** begin ENTRIES PROVIDED **

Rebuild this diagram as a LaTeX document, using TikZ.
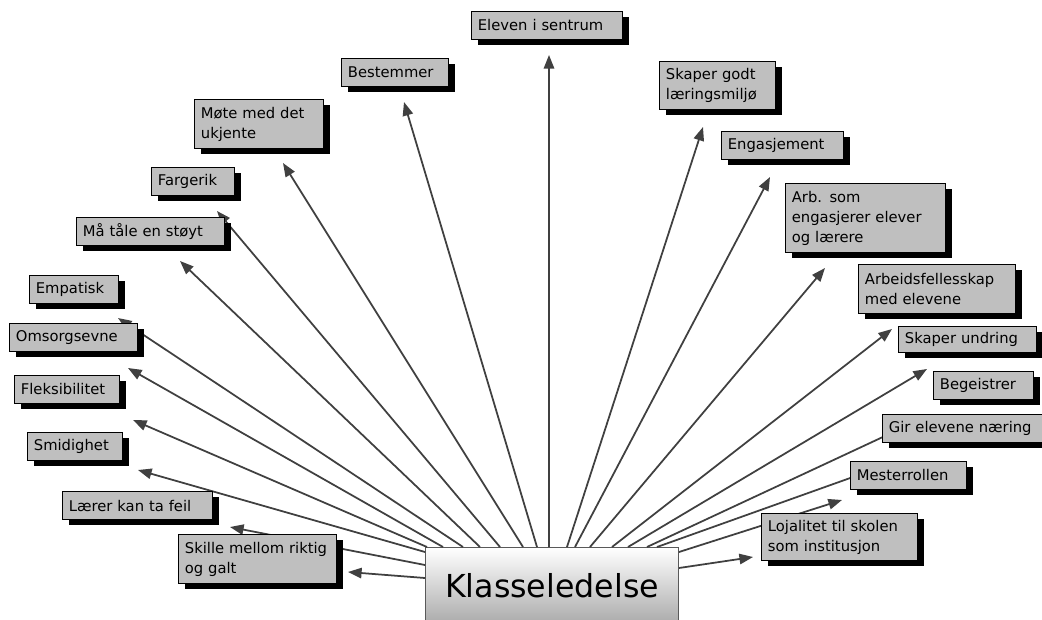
\documentclass[tikz,border=0pt]{standalone}
\usepackage{fontspec}
\setmainfont{DejaVu Sans}
\usepackage{tikz}
\usetikzlibrary{arrows.meta, shadows, calc}

\begin{document}
\begin{tikzpicture}
          [x=0.25mm, y=-0.25mm,
           box/.style={draw=black, line width=0.7pt, fill=black!25, anchor=north west,
             align=left, inner xsep=1.6mm, inner ysep=0.8mm, minimum height=7mm,
             font=\fontsize{10.5}{14.2}\selectfont,
             drop shadow={shadow xshift=1.7mm, shadow yshift=-1.3mm, fill=black, opacity=1}},
           root/.style={draw=black!65, line width=0.7pt, top color=white, bottom color=black!33,
             anchor=north west, minimum width=63.25mm, minimum height=19mm, inner sep=0pt,
             font=\fontsize{22.5}{27}\selectfont},
           pointer/.style={-{Triangle[length=3.4mm, width=2.6mm]}, line width=1.25pt, color=black!75}]
  \path[use as bounding box, fill=white] (0,0) rectangle (1042,620);

  \node[root] (Klasse) at (425,547) {Klasseledelse};

  \coordinate (tEleven) at (549,55);
  \coordinate (tBestemmer) at (404,102);
  \coordinate (tMote) at (283,163);
  \coordinate (tFargerik) at (217,211);
  \coordinate (tTaale) at (180,261);
  \coordinate (tEmpatisk) at (118,318);
  \coordinate (tOmsorg) at (128,368);
  \coordinate (tFleks) at (133,420);
  \coordinate (tSmidig) at (138,470);
  \coordinate (tFeil) at (230,527);
  \coordinate (tSkille) at (348,572);
  \coordinate (tMiljo) at (703,127);
  \coordinate (tEngasj) at (770,177);
  \coordinate (tArb) at (825,268);
  \coordinate (tFellesskap) at (892,329);
  \coordinate (tUndring) at (927,369);
  \coordinate (tBegeistrer) at (915,422);
  \coordinate (tNaering) at (895,462);
  \coordinate (tMester) at (842,500);
  \coordinate (tLojal) at (753,557);

  \draw[pointer] ($(Klasse.north west)+(124,0)$) -- (tEleven);
  \draw[pointer] ($(Klasse.north west)+(112,0)$) -- (tBestemmer);
  \draw[pointer] ($(Klasse.north west)+(98,0)$) -- (tMote);
  \draw[pointer] ($(Klasse.north west)+(75,0)$) -- (tFargerik);
  \draw[pointer] ($(Klasse.north west)+(55,0)$) -- (tTaale);
  \draw[pointer] ($(Klasse.north west)+(38,0)$) -- (tEmpatisk);
  \draw[pointer] ($(Klasse.north west)+(18,0)$) -- (tOmsorg);
  \draw[pointer] ($(Klasse.north west)+(2,0)$) -- (tFleks);
  \draw[pointer] ($(Klasse.north west)+(0,5)$) -- (tSmidig);
  \draw[pointer] ($(Klasse.north west)+(0,18)$) -- (tFeil);
  \draw[pointer] ($(Klasse.north west)+(0,31)$) -- (tSkille);
  \draw[pointer] ($(Klasse.north west)+(142,0)$) -- (tMiljo);
  \draw[pointer] ($(Klasse.north west)+(150,0)$) -- (tEngasj);
  \draw[pointer] ($(Klasse.north west)+(165,0)$) -- (tArb);
  \draw[pointer] ($(Klasse.north west)+(187,0)$) -- (tFellesskap);
  \draw[pointer] ($(Klasse.north west)+(203,0)$) -- (tUndring);
  \draw[pointer] ($(Klasse.north west)+(222,0)$) -- (tBegeistrer);
  \draw[pointer] ($(Klasse.north west)+(232,0)$) -- (tNaering);
  \draw[pointer] ($(Klasse.north east)+(0,5)$) -- (tMester);
  \draw[pointer] ($(Klasse.north east)+(0,21)$) -- (tLojal);

  \node[box, text width=34.55mm] (Eleven) at (471,11) {Eleven i sentrum};
  \node[box, text width=23.55mm] (Bestemmer) at (341,58) {Bestemmer};
  \node[box, text width=29.05mm, minimum height=12.25mm] (Mote) at (194,99) {Møte med det\\ukjente};
  \node[box, text width=17.55mm] (Fargerik) at (151,167) {Fargerik};
  \node[box, text width=33.8mm] (Taale) at (76,217) {Må tåle en støyt};
  \node[box, text width=19.05mm] (Empatisk) at (29,275) {Empatisk};
  \node[box, text width=28.8mm] (Omsorg) at (9,323) {Omsorgsevne};
  \node[box, text width=23.05mm] (Fleks) at (14,375) {Fleksibilitet};
  \node[box, text width=20.55mm] (Smidig) at (27,432) {Smidighet};
  \node[box, text width=34.3mm] (Feil) at (62,491) {Lærer kan ta feil};
  \node[box, text width=36.3mm, minimum height=12.25mm] (Skille) at (178,534) {Skille mellom riktig\\og galt};
  \node[box, text width=25.8mm, minimum height=12mm] (Miljo) at (659,61) {Skaper godt\\læringsmiljø};
  \node[box, text width=27.3mm] (Engasj) at (721,131) {Engasjement};
  \node[box, text width=36.8mm, minimum height=17.25mm] (Arb) at (785,183) {Arb. som\\engasjerer elever\\og lærere};
  \node[box, text width=36.05mm, minimum height=12.25mm] (Fellesskap) at (858,264) {Arbeidsfellesskap\\med elevene};
  \node[box, text width=31.3mm, minimum height=6.5mm] (Undring) at (898,326) {Skaper undring};
  \node[box, text width=21.8mm] (Begeistrer) at (933,371) {Begeistrer};
  \node[box, text width=39.3mm] (Naering) at (882,414) {Gir elevene næring};
  \node[box, text width=25.8mm] (Mester) at (850,461) {Mesterrollen};
  \node[box, text width=35.8mm, minimum height=11.75mm] (Lojal) at (761,513) {Lojalitet til skolen\\som institusjon};
\end{tikzpicture}
\end{document}
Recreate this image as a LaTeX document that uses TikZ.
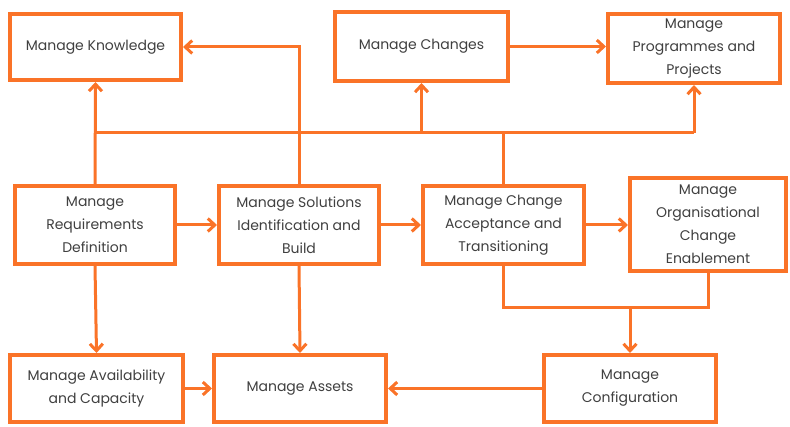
\documentclass[tikz,border=0pt]{standalone}
\usepackage{fontspec}
\setmainfont{Poppins}
\usepackage{xcolor}
\usetikzlibrary{arrows.meta}

\definecolor{boxorange}{RGB}{250,115,40}
\definecolor{boxtext}{RGB}{64,64,64}

\begin{document}
\begin{tikzpicture}[x=1pt,y=-1pt,
  procbox/.style={draw=boxorange,line width=4pt,fill=white,text=boxtext,
    align=center,inner sep=2pt,font=\fontsize{14}{23}\selectfont},
  link/.style={draw=boxorange,line width=3pt},
  flow/.style={link,-{Straight Barb[length=7pt,width=13pt,line width=3pt]}}]
\useasboundingbox (0,0) rectangle (790,427);

\node[procbox,minimum width=171pt,minimum height=66pt] (know) at (95.5,47) {Manage Knowledge};
\node[procbox,minimum width=173pt,minimum height=69pt] (chg) at (421.5,46.5) {Manage Changes};
\node[procbox,minimum width=172pt,minimum height=69pt] (prog) at (694,48.5) {Manage\\Programmes and\\Projects};

\node[procbox,minimum width=160pt,minimum height=78pt] (req) at (95,225) {Manage\\Requirements\\Definition};
\node[procbox,minimum width=160pt,minimum height=78pt] (sol) at (299,225) {Manage Solutions\\Identification and\\Build};
\node[procbox,minimum width=161pt,minimum height=78pt] (acc) at (503.5,225) {Manage Change\\Acceptance and\\Transitioning};
\node[procbox,minimum width=156pt,minimum height=93pt] (org) at (708,224.5) {Manage\\Organisational\\Change\\Enablement};

\node[procbox,minimum width=173pt,minimum height=67pt] (avail) at (96.5,388.5) {Manage Availability\\and Capacity};
\node[procbox,minimum width=172pt,minimum height=67pt] (assets) at (300,388.5) {Manage Assets};
\node[procbox,minimum width=172pt,minimum height=67pt] (conf) at (630,388.5) {Manage\\Configuration};

\coordinate (bus) at (0,133);
\coordinate (mrg) at (630,308);

\draw[link] (req.north |- bus) -- (prog.south |- bus);
\draw[flow] (req.north) -- (know.south);
\draw[flow] (prog.south |- bus) -- (prog.south);
\draw[flow] (chg.south |- bus) -- (chg.south);
\draw[link] (acc.north) -- (acc.north |- bus);
\draw[flow] (sol.north) |- (know.east);
\draw[flow] (chg.east) -- (prog.west |- chg.east);

\draw[flow] (req.east) -- (sol.west);
\draw[flow] (sol.east) -- (acc.west);
\draw[flow] (acc.east) -- (acc.east -| org.west);

\draw[flow] (req.south) -- (avail.north);
\draw[flow] (sol.south) -- (assets.north);
\draw[flow] (avail.east) -- (assets.west);
\draw[flow] (conf.west) -- (assets.east);

\draw[link] (acc.south) |- (mrg);
\draw[link] (org.south) |- (mrg);
\draw[flow] (mrg) -- (conf.north);
\end{tikzpicture}
\end{document}
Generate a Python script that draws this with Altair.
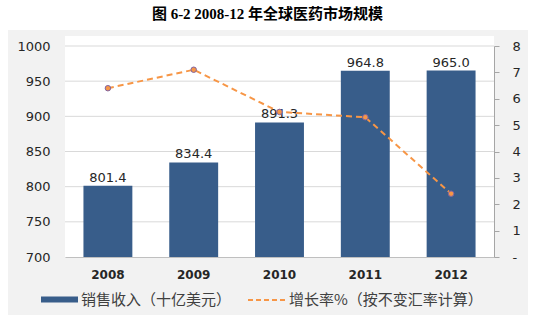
import altair as alt
import pandas as pd

years = ["2008", "2009", "2010", "2011", "2012"]
sales = [801.4, 834.4, 891.3, 964.8, 965.0]
growth = [6.4, 7.1, 5.5, 5.3, 2.4]
grid_vals = [750, 800, 850, 900, 950, 1000]
left_ticks = [700, 750, 800, 850, 900, 950, 1000]
right_ticks = [0, 1, 2, 3, 4, 5, 6, 7, 8]

bar_name = "销售收入（十亿美元）"
line_name = "增长率%（按不变汇率计算）"
title_text = "图 6-2 2008-12 年全球医药市场规模"

BAR = "#385d8a"
ORANGE = "#f79646"
NUM_FONT = "DejaVu Sans"
CJK_FONT = "Noto Sans CJK SC"

df = pd.DataFrame({"year": years, "sales": sales, "growth": growth,
                   "s": [bar_name] * 5, "l": [line_name] * 5})
grid_df = pd.DataFrame({"g": grid_vals})
one = pd.DataFrame({"a": [0]})

W, H = 429, 211

x_enc = alt.X("year:N", sort=years, title=None,
              scale=alt.Scale(paddingInner=0.43, paddingOuter=0.215),
              axis=alt.Axis(labelAngle=0, labelFont=NUM_FONT, labelFontSize=12,
                            labelFontWeight="bold", labelColor="#262626",
                            ticks=False, labelPadding=12, domainColor="#bfbfbf",
                            zindex=1))

yL = alt.Scale(domain=[700, 1000], zero=False, nice=False)
yR = alt.Scale(domain=[0, 8], nice=False)

left_axis = alt.Axis(values=left_ticks, grid=False, format="d", labelOverlap=False,
                     ticks=False, domain=False, labelPadding=15,
                     labelFont=NUM_FONT, labelFontSize=13, labelColor="#262626",
                     zindex=1)
right_axis = alt.Axis(orient="right", values=right_ticks, grid=False, labelOverlap=False,
                      tickSize=5, tickColor="#a6a6a6", domainColor="#a6a6a6",
                      labelPadding=13, labelFont=NUM_FONT, labelFontSize=13,
                      labelColor="#262626", zindex=1,
                      labelExpr="datum.value == 0 ? '-' : datum.label")

# white strips masking the outside margins (page background); gray box is chart background
masks = []
for (x1, x2, y1, y2) in [(-65, W + 43, -46, -16), (-65, -57, -46, H + 69),
                         (463, W + 43, -46, H + 69), (-65, W + 43, H + 58, H + 69)]:
    masks.append(alt.Chart(one).mark_rect(color="white", clip=False).encode(
        x=alt.value(x1), x2=alt.value(x2), y=alt.value(y1), y2=alt.value(y2)))
white_top = alt.Chart(one).mark_rect(color="white", clip=False).encode(
    x=alt.value(0), x2=alt.value(W), y=alt.value(-10), y2=alt.value(0))

grid = alt.Chart(grid_df).mark_rule(color="#d9d9d9", strokeWidth=1).encode(
    y=alt.Y("g:Q", scale=yL, title=None, axis=left_axis))

bars = alt.Chart(df).mark_bar().encode(
    x=x_enc,
    y=alt.Y("sales:Q", scale=yL, title=None, axis=left_axis),
    y2=alt.datum(700),
    color=alt.Color("s:N", scale=alt.Scale(domain=[bar_name], range=[BAR]),
                    legend=alt.Legend(title=None, orient="none", legendX=-25, legendY=234,
                                      symbolType="M-1,-0.16H1V0.16H-1Z", symbolSize=1369,
                                      labelFont=CJK_FONT, labelFontSize=15, labelLimit=400,
                                      labelColor="#404040", labelOffset=2, padding=0)),
)

labels = alt.Chart(df).mark_text(dy=-8, font=NUM_FONT, fontSize=13, color="#262626").encode(
    x=alt.X("year:N", sort=years),
    y=alt.Y("sales:Q", scale=yL, title=None, axis=left_axis),
    text=alt.Text("sales:Q", format=".1f"),
)

left = alt.layer(grid, bars, labels)

line = alt.Chart(df).mark_line(strokeDash=[6, 4], strokeWidth=2).encode(
    x=alt.X("year:N", sort=years),
    y=alt.Y("growth:Q", scale=yR, title=None, axis=right_axis),
    stroke=alt.Stroke("l:N", scale=alt.Scale(domain=[line_name], range=[ORANGE]),
                      legend=alt.Legend(title=None, orient="none", legendX=182, legendY=234,
                                        symbolType="stroke", symbolSize=1444,
                                        symbolStrokeWidth=2, symbolDash=[5, 3],
                                        labelFont=CJK_FONT, labelFontSize=15, labelLimit=400,
                                        labelColor="#404040", labelOffset=2, padding=0)),
)
points = alt.Chart(df).mark_point(filled=True, size=30, fill=ORANGE, stroke="#8064a2",
                                  strokeWidth=1, opacity=1).encode(
    x=alt.X("year:N", sort=years),
    y=alt.Y("growth:Q", scale=yR, title=None, axis=right_axis),
)
right = alt.layer(line, points)

chart = alt.layer(*masks, white_top, left, right).resolve_scale(
    y="independent", color="independent", stroke="independent"
).properties(
    width=W, height=H,
    autosize=alt.AutoSizeParams(type="none"),
    padding={"left": 65, "top": 46, "right": 43, "bottom": 69},
    background="#f2f2f2",
    title=alt.TitleParams(title_text, font="Liberation Serif, Noto Sans CJK SC",
                          fontSize=15, fontWeight="bold", color="#000000",
                          anchor="middle", frame="group", dx=-12, offset=-22, zindex=2),
).configure_view(fill="white", stroke=None)

chart.save("out.html", embed_options={"renderer": "svg", "actions": False})
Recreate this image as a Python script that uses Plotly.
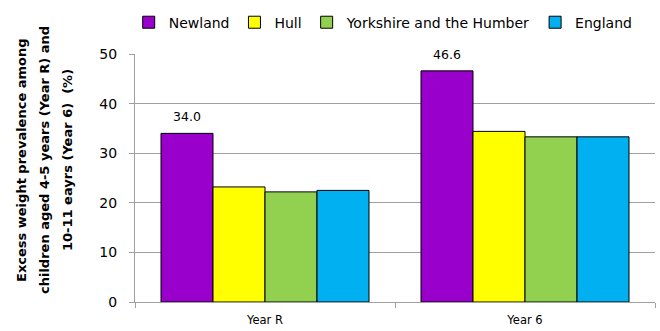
import plotly.graph_objects as go

categories = ["Year R", "Year 6"]
areas = ["Newland", "Hull", "Yorkshire and the Humber", "England"]
newland = [34.0, 46.6]
hull = [23.2, 34.4]
yorkshire = [22.2, 33.3]
england = [22.5, 33.3]
colors = ["#9900CC", "#FFFF00", "#92D050", "#00B0F0"]
title_lines = [
    "Excess weight prevalence among",
    "children aged 4-5 years (Year R) and",
    "10-11 eayrs (Year 6)  (%)",
]

series = [newland, hull, yorkshire, england]
FONT = "DejaVu Sans"
BARGAP = 0.2

W, H = 660, 331
M = dict(l=135, r=5, t=54, b=29)
plot_w = W - M["l"] - M["r"]
plot_h = H - M["t"] - M["b"]

fig = go.Figure()
for name, vals, col in zip(areas, series, colors):
    fig.add_trace(go.Bar(
        name=name,
        x=categories,
        y=vals,
        marker=dict(color=col, line=dict(color="#000000", width=1)),
    ))

# value labels above the Newland bars (first bar of each group)
n = len(series)
bar_w = (1 - BARGAP) / n
newland_offset = -(1 - BARGAP) / 2 + bar_w / 2
for i, v in enumerate(newland):
    fig.add_annotation(
        x=i + newland_offset, y=v, xref="x", yref="y",
        text=f"{v:.1f}", showarrow=False, yanchor="bottom", yshift=7,
        font=dict(size=12.5, family=FONT, color="#000000"),
    )

# three-line y-axis title, one rotated line per annotation (pixel -> paper)
for k, line in enumerate(title_lines):
    px = 21 + 23 * k
    py = 160
    fig.add_annotation(
        x=(px - M["l"]) / plot_w, y=(H - M["b"] - py) / plot_h,
        xref="paper", yref="paper",
        text=f"<b>{line}</b>", showarrow=False, textangle=-90,
        xanchor="center", yanchor="middle",
        font=dict(size=13, family=FONT, color="#000000"),
    )

fig.update_layout(
    width=W, height=H,
    margin=M,
    paper_bgcolor="white", plot_bgcolor="white",
    barmode="group", bargap=BARGAP, bargroupgap=0,
    font=dict(family=FONT, color="#000000"),
    showlegend=True,
    legend=dict(
        orientation="h", xref="container", yref="container",
        x=0.195, y=0.98, xanchor="left", yanchor="top",
        font=dict(size=14), itemwidth=30, tracegroupgap=0,
        bgcolor="rgba(0,0,0,0)",
    ),
    xaxis=dict(
        showline=True, linecolor="#A0A0A0", linewidth=1,
        ticks="outside", tickson="boundaries", ticklen=5, tickcolor="#A0A0A0",
        tickfont=dict(size=11.5), showgrid=False, ticklabelstandoff=7,
    ),
    yaxis=dict(
        range=[0, 50], dtick=10,
        showline=True, linecolor="#A0A0A0", linewidth=1,
        ticks="outside", ticklen=5, tickcolor="#A0A0A0",
        showgrid=True, gridcolor="#A0A0A0", gridwidth=1,
        tickfont=dict(size=14), ticklabelstandoff=9,
        zeroline=False,
    ),
)

fig.write_html("out.html")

** end ENTRIES PROVIDED **

→ **PROBLEM REQUIREMENTS**
Transcribe, exactly as written, the lines starting at the one with "Recreate this image as a Python" and ending at the one with "import plotly.graph_objects as go", and nothing more. Pictures are not part of the copy.

→ **TASK OUTPUT**
Recreate this image as a Python script that uses Plotly.
import plotly.graph_objects as go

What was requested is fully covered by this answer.